▸ **Given exercise**:
From the data that follows, print exactly the lines starting at the one containing "Convert this chart" and ending at the one containing "XAxis, YAxis, CartesianGrid"; include both of them and nothing more.

▸ **Dataset content**:
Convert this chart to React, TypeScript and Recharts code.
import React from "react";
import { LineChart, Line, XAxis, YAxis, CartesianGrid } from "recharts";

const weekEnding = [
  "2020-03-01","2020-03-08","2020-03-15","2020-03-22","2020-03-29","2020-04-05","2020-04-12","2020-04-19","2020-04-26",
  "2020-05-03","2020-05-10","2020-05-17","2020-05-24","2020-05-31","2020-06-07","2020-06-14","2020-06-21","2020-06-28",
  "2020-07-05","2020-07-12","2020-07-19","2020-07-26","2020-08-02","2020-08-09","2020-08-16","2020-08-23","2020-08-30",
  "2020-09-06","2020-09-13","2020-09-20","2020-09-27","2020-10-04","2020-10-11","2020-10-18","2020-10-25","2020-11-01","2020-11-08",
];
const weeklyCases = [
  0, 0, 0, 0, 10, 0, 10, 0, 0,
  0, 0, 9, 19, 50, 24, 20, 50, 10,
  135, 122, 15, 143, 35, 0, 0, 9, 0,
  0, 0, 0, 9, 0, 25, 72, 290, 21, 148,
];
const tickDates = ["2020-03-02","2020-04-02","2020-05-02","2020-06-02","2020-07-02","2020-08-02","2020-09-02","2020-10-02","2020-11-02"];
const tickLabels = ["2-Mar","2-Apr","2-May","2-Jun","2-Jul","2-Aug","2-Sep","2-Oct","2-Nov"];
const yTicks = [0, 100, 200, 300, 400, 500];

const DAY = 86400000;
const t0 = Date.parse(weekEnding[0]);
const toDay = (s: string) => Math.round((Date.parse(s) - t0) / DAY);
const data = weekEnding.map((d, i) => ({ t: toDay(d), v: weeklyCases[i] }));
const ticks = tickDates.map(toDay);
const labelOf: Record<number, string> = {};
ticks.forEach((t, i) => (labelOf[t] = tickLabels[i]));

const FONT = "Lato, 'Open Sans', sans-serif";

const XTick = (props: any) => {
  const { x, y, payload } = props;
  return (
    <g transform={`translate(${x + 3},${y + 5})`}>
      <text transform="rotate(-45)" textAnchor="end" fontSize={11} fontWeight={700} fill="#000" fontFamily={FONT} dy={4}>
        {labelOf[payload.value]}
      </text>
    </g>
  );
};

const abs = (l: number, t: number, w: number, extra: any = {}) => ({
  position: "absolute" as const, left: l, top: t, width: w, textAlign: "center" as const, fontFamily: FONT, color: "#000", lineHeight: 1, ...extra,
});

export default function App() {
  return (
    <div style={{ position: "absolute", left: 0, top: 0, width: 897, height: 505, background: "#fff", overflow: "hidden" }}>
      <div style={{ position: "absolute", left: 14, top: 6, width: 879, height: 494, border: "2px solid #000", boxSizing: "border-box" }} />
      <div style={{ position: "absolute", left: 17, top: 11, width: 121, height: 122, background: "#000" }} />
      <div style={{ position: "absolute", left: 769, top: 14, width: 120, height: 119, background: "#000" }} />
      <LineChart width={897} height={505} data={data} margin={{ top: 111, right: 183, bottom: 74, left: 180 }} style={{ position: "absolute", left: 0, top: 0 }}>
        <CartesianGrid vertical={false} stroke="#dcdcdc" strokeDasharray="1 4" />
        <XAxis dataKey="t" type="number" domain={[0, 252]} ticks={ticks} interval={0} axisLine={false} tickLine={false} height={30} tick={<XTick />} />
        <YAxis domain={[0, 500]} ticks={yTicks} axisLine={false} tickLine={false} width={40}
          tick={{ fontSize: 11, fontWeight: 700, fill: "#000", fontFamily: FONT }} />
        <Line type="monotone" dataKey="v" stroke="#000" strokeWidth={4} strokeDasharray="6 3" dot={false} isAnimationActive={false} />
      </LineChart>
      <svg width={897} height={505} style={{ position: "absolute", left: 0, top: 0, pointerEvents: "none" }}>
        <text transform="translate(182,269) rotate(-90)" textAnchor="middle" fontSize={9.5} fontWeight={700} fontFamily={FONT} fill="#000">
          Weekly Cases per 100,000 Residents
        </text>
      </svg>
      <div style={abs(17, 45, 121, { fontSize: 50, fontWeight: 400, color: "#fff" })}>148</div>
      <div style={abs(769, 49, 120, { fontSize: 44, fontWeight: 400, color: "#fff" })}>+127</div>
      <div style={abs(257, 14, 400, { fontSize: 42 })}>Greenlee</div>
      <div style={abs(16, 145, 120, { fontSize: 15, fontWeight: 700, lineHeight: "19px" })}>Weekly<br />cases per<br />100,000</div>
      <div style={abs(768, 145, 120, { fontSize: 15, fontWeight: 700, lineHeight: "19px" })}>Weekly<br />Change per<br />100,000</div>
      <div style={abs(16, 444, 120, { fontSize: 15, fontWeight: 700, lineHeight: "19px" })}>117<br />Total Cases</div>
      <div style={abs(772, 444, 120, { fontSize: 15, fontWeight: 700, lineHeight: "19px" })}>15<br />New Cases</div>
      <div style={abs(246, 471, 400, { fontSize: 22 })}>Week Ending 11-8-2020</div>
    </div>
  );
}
---
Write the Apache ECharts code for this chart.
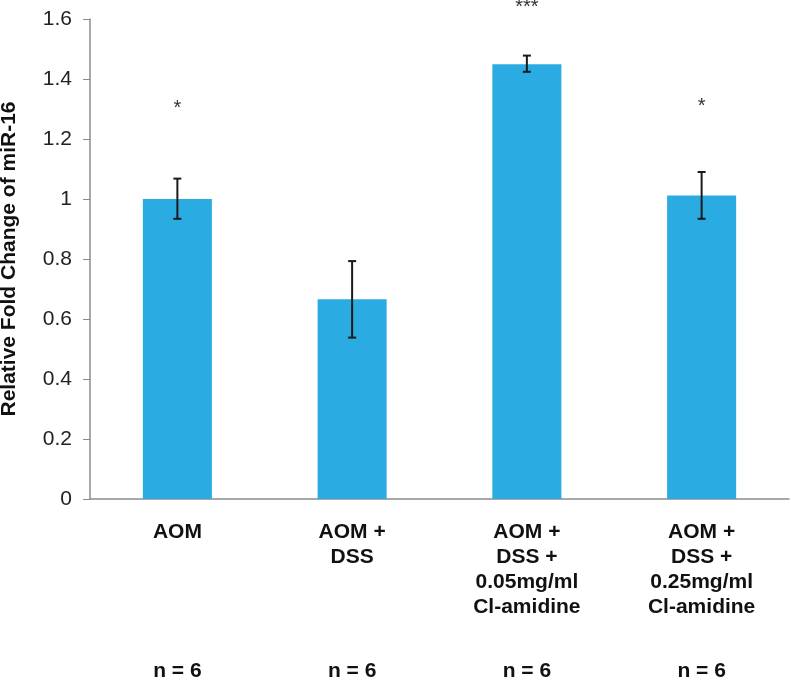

▸ **Answer to the exercise**:
Convert this chart to React, TypeScript and Recharts code.
import React from "react";
import { LineChart, Line, XAxis, YAxis, CartesianGrid } from "recharts";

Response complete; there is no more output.